Report every line below that holds the word "code".

(Data records):
-*-*-
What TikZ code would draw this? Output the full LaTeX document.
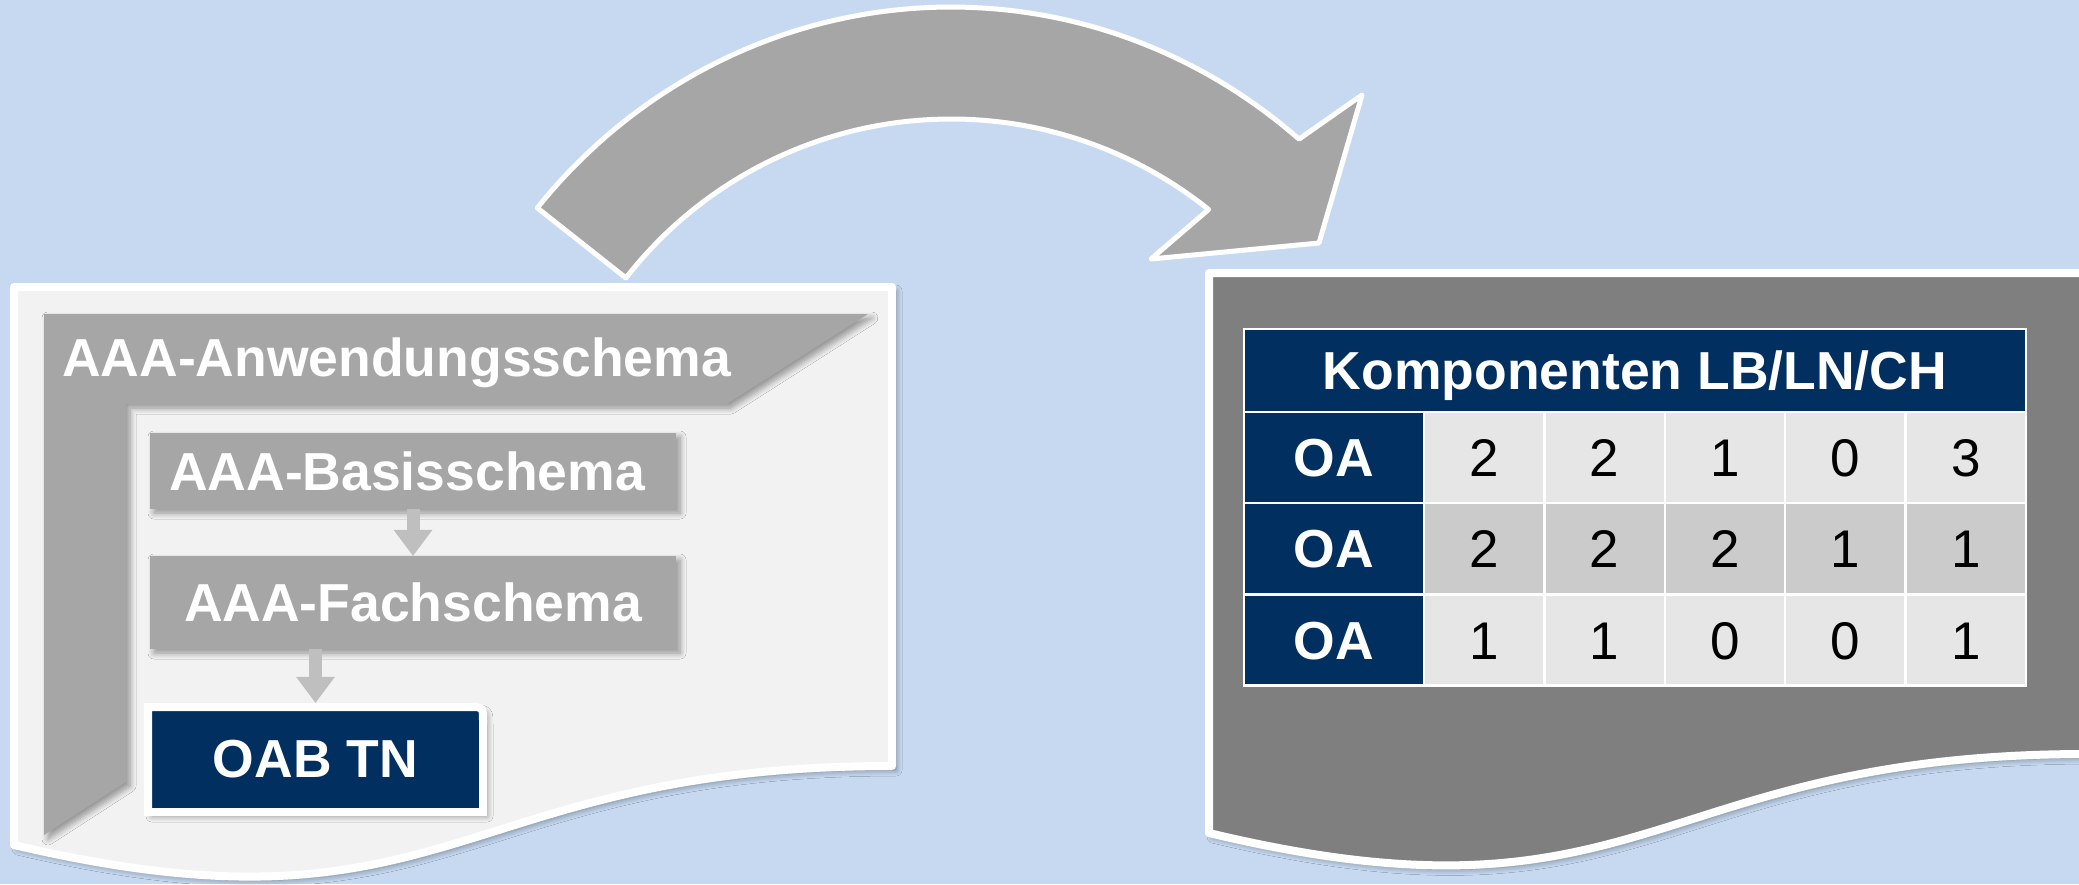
-*-*-
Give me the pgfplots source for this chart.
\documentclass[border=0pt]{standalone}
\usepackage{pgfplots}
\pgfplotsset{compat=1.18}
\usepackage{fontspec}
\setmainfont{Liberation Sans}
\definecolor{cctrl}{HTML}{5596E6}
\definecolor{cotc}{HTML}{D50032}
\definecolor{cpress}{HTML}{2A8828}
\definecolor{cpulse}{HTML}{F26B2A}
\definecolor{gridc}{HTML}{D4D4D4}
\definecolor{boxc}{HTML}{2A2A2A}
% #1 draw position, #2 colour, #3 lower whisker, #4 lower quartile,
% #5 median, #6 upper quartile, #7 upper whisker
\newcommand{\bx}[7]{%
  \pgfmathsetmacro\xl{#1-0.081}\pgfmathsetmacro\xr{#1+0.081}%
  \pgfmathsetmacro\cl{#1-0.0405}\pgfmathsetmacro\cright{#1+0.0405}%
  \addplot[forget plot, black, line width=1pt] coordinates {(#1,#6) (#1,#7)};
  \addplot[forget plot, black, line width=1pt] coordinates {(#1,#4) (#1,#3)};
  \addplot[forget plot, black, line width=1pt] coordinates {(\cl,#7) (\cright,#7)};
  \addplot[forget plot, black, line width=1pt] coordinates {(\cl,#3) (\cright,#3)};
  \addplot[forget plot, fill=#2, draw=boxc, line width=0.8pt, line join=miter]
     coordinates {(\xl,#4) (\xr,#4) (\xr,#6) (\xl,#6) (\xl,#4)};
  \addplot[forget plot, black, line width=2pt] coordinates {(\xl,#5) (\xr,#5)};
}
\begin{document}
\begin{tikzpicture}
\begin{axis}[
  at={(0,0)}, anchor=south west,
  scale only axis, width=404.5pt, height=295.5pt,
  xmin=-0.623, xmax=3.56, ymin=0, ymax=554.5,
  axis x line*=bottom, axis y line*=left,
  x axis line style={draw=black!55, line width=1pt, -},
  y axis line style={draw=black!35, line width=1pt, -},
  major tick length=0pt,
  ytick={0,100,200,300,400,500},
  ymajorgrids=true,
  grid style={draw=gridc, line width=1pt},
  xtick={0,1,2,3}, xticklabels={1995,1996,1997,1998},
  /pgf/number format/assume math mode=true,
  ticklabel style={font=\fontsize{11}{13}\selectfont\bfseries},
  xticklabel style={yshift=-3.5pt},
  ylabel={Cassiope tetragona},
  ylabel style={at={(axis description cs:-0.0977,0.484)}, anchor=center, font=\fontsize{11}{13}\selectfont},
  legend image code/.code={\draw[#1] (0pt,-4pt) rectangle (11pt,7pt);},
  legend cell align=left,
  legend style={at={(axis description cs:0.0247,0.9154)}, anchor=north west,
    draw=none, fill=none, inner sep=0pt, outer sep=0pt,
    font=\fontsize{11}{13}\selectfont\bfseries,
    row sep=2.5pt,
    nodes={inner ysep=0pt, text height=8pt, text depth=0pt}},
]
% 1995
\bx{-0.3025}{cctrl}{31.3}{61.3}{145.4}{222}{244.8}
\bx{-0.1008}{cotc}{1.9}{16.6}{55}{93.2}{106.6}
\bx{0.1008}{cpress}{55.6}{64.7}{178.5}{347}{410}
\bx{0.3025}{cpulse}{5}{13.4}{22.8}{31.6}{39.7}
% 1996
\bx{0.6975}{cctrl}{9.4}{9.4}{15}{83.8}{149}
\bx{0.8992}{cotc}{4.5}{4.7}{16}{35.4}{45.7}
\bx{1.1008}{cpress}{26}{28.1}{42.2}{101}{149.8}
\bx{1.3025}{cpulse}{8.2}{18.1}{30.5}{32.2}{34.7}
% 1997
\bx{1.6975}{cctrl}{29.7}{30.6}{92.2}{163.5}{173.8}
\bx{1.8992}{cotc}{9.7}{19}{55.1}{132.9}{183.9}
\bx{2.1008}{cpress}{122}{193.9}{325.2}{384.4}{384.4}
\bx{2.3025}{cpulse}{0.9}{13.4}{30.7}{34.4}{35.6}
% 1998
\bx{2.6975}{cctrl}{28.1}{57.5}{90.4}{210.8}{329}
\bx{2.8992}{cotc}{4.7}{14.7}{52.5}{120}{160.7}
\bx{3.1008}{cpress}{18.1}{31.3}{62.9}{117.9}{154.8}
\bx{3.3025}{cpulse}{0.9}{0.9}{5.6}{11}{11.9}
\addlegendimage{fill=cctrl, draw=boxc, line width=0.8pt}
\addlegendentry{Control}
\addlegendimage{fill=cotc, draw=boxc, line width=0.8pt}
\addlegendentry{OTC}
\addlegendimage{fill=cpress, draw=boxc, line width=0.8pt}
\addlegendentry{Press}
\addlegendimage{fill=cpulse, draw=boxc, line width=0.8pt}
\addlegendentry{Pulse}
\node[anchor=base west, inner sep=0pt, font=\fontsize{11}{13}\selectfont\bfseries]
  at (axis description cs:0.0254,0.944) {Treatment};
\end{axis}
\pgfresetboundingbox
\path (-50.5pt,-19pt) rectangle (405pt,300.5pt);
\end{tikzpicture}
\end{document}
-*-*-
(Full response):
What TikZ code would draw this? Output the full LaTeX document.
  legend image code/.code={\draw[#1] (0pt,-4pt) rectangle (11pt,7pt);},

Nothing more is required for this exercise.